━━ Available data ━━
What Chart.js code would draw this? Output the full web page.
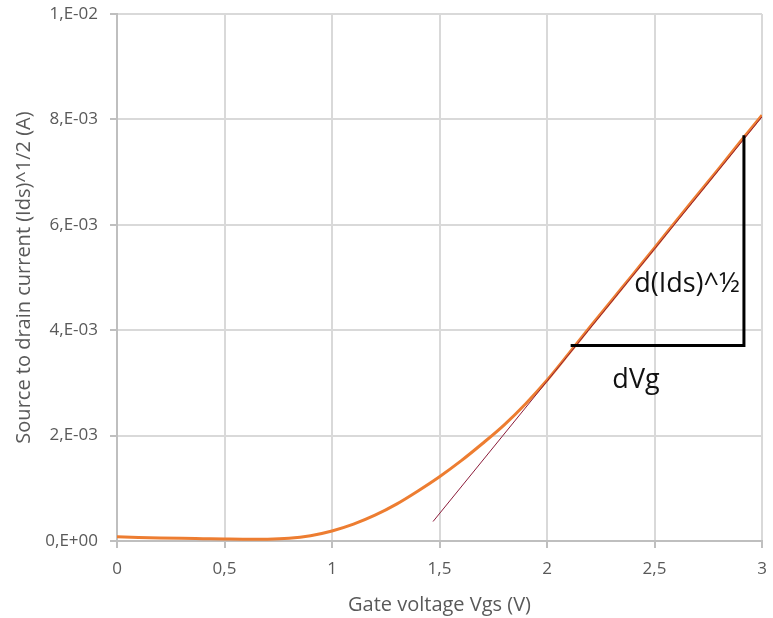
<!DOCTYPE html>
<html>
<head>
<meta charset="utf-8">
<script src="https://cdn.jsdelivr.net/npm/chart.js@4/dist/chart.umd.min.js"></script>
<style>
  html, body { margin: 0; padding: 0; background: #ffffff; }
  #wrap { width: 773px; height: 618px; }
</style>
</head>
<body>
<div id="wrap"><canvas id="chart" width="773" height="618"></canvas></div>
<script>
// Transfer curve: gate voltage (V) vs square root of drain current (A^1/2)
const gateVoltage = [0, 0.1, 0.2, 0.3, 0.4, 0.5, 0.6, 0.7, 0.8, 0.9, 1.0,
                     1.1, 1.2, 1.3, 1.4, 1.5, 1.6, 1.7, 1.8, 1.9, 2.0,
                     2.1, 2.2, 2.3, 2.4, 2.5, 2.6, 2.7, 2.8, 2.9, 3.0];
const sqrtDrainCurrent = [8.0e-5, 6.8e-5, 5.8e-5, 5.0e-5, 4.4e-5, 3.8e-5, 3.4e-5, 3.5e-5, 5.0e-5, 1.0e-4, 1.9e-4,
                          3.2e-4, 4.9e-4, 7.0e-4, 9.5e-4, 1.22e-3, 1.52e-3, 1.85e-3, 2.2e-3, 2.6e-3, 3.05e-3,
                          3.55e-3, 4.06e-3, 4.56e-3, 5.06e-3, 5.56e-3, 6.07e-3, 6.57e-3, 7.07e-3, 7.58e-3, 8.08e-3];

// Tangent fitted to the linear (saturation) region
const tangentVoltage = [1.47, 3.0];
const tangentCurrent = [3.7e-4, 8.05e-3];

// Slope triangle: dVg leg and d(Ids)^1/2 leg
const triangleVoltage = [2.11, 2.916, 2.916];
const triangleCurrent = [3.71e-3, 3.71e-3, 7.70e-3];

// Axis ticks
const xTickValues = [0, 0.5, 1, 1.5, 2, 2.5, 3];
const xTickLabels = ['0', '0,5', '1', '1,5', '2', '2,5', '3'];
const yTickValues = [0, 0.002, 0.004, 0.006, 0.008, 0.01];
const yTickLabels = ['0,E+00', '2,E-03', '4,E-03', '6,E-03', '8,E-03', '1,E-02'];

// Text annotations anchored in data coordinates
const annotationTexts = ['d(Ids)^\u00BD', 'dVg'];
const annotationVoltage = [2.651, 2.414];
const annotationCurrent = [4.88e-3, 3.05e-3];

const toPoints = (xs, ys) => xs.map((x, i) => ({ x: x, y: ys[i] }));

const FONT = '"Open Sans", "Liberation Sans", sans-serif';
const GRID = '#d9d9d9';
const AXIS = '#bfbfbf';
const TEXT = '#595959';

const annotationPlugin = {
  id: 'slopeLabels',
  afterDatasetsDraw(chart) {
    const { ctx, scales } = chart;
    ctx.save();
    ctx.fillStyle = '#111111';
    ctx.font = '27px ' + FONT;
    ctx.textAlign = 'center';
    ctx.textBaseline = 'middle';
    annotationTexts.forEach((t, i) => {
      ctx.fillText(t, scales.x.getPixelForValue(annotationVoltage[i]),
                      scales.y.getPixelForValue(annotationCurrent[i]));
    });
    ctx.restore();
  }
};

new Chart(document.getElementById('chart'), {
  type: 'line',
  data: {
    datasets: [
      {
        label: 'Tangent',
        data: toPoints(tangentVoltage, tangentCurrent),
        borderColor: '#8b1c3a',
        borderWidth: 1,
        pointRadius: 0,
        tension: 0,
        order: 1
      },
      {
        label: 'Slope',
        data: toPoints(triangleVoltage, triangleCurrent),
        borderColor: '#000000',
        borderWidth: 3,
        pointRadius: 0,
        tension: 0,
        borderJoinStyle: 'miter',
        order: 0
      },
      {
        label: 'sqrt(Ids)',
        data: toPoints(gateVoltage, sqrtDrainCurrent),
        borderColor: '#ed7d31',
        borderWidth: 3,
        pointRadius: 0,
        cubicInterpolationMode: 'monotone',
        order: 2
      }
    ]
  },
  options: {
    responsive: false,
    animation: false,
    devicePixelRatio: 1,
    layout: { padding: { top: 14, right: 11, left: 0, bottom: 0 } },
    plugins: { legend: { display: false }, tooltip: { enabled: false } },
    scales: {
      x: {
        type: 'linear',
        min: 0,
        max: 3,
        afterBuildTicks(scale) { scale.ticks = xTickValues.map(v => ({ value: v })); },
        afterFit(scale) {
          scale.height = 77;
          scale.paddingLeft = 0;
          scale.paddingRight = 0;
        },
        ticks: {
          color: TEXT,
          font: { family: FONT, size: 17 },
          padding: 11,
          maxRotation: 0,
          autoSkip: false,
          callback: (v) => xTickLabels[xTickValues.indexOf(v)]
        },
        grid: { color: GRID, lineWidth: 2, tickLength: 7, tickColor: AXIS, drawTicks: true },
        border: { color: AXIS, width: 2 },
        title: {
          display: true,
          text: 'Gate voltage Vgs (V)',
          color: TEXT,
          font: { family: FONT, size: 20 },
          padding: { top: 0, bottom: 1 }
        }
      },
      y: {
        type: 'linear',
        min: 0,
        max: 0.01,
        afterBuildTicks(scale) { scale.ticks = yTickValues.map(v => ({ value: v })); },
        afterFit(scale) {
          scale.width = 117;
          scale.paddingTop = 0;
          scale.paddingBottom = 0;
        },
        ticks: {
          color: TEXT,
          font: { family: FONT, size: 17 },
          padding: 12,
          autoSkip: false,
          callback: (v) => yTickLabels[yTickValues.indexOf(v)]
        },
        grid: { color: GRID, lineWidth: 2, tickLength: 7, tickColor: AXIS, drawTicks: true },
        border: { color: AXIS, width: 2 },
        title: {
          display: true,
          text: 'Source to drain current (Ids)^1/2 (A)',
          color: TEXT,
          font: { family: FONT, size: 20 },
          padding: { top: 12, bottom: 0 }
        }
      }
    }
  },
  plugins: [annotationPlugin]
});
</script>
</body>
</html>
━━━
Repeat the material verbatim. Do not carry over any picture.

What Chart.js code would draw this? Output the full web page.
<!DOCTYPE html>
<html>
<head>
<meta charset="utf-8">
<script src="https://cdn.jsdelivr.net/npm/chart.js@4/dist/chart.umd.min.js"></script>
<style>
  html, body { margin: 0; padding: 0; background: #ffffff; }
  #wrap { width: 773px; height: 618px; }
</style>
</head>
<body>
<div id="wrap"><canvas id="chart" width="773" height="618"></canvas></div>
<script>
// Transfer curve: gate voltage (V) vs square root of drain current (A^1/2)
const gateVoltage = [0, 0.1, 0.2, 0.3, 0.4, 0.5, 0.6, 0.7, 0.8, 0.9, 1.0,
                     1.1, 1.2, 1.3, 1.4, 1.5, 1.6, 1.7, 1.8, 1.9, 2.0,
                     2.1, 2.2, 2.3, 2.4, 2.5, 2.6, 2.7, 2.8, 2.9, 3.0];
const sqrtDrainCurrent = [8.0e-5, 6.8e-5, 5.8e-5, 5.0e-5, 4.4e-5, 3.8e-5, 3.4e-5, 3.5e-5, 5.0e-5, 1.0e-4, 1.9e-4,
                          3.2e-4, 4.9e-4, 7.0e-4, 9.5e-4, 1.22e-3, 1.52e-3, 1.85e-3, 2.2e-3, 2.6e-3, 3.05e-3,
                          3.55e-3, 4.06e-3, 4.56e-3, 5.06e-3, 5.56e-3, 6.07e-3, 6.57e-3, 7.07e-3, 7.58e-3, 8.08e-3];

// Tangent fitted to the linear (saturation) region
const tangentVoltage = [1.47, 3.0];
const tangentCurrent = [3.7e-4, 8.05e-3];

// Slope triangle: dVg leg and d(Ids)^1/2 leg
const triangleVoltage = [2.11, 2.916, 2.916];
const triangleCurrent = [3.71e-3, 3.71e-3, 7.70e-3];

// Axis ticks
const xTickValues = [0, 0.5, 1, 1.5, 2, 2.5, 3];
const xTickLabels = ['0', '0,5', '1', '1,5', '2', '2,5', '3'];
const yTickValues = [0, 0.002, 0.004, 0.006, 0.008, 0.01];
const yTickLabels = ['0,E+00', '2,E-03', '4,E-03', '6,E-03', '8,E-03', '1,E-02'];

// Text annotations anchored in data coordinates
const annotationTexts = ['d(Ids)^\u00BD', 'dVg'];
const annotationVoltage = [2.651, 2.414];
const annotationCurrent = [4.88e-3, 3.05e-3];

const toPoints = (xs, ys) => xs.map((x, i) => ({ x: x, y: ys[i] }));

const FONT = '"Open Sans", "Liberation Sans", sans-serif';
const GRID = '#d9d9d9';
const AXIS = '#bfbfbf';
const TEXT = '#595959';

const annotationPlugin = {
  id: 'slopeLabels',
  afterDatasetsDraw(chart) {
    const { ctx, scales } = chart;
    ctx.save();
    ctx.fillStyle = '#111111';
    ctx.font = '27px ' + FONT;
    ctx.textAlign = 'center';
    ctx.textBaseline = 'middle';
    annotationTexts.forEach((t, i) => {
      ctx.fillText(t, scales.x.getPixelForValue(annotationVoltage[i]),
                      scales.y.getPixelForValue(annotationCurrent[i]));
    });
    ctx.restore();
  }
};

new Chart(document.getElementById('chart'), {
  type: 'line',
  data: {
    datasets: [
      {
        label: 'Tangent',
        data: toPoints(tangentVoltage, tangentCurrent),
        borderColor: '#8b1c3a',
        borderWidth: 1,
        pointRadius: 0,
        tension: 0,
        order: 1
      },
      {
        label: 'Slope',
        data: toPoints(triangleVoltage, triangleCurrent),
        borderColor: '#000000',
        borderWidth: 3,
        pointRadius: 0,
        tension: 0,
        borderJoinStyle: 'miter',
        order: 0
      },
      {
        label: 'sqrt(Ids)',
        data: toPoints(gateVoltage, sqrtDrainCurrent),
        borderColor: '#ed7d31',
        borderWidth: 3,
        pointRadius: 0,
        cubicInterpolationMode: 'monotone',
        order: 2
      }
    ]
  },
  options: {
    responsive: false,
    animation: false,
    devicePixelRatio: 1,
    layout: { padding: { top: 14, right: 11, left: 0, bottom: 0 } },
    plugins: { legend: { display: false }, tooltip: { enabled: false } },
    scales: {
      x: {
        type: 'linear',
        min: 0,
        max: 3,
        afterBuildTicks(scale) { scale.ticks = xTickValues.map(v => ({ value: v })); },
        afterFit(scale) {
          scale.height = 77;
          scale.paddingLeft = 0;
          scale.paddingRight = 0;
        },
        ticks: {
          color: TEXT,
          font: { family: FONT, size: 17 },
          padding: 11,
          maxRotation: 0,
          autoSkip: false,
          callback: (v) => xTickLabels[xTickValues.indexOf(v)]
        },
        grid: { color: GRID, lineWidth: 2, tickLength: 7, tickColor: AXIS, drawTicks: true },
        border: { color: AXIS, width: 2 },
        title: {
          display: true,
          text: 'Gate voltage Vgs (V)',
          color: TEXT,
          font: { family: FONT, size: 20 },
          padding: { top: 0, bottom: 1 }
        }
      },
      y: {
        type: 'linear',
        min: 0,
        max: 0.01,
        afterBuildTicks(scale) { scale.ticks = yTickValues.map(v => ({ value: v })); },
        afterFit(scale) {
          scale.width = 117;
          scale.paddingTop = 0;
          scale.paddingBottom = 0;
        },
        ticks: {
          color: TEXT,
          font: { family: FONT, size: 17 },
          padding: 12,
          autoSkip: false,
          callback: (v) => yTickLabels[yTickValues.indexOf(v)]
        },
        grid: { color: GRID, lineWidth: 2, tickLength: 7, tickColor: AXIS, drawTicks: true },
        border: { color: AXIS, width: 2 },
        title: {
          display: true,
          text: 'Source to drain current (Ids)^1/2 (A)',
          color: TEXT,
          font: { family: FONT, size: 20 },
          padding: { top: 12, bottom: 0 }
        }
      }
    }
  },
  plugins: [annotationPlugin]
});
</script>
</body>
</html>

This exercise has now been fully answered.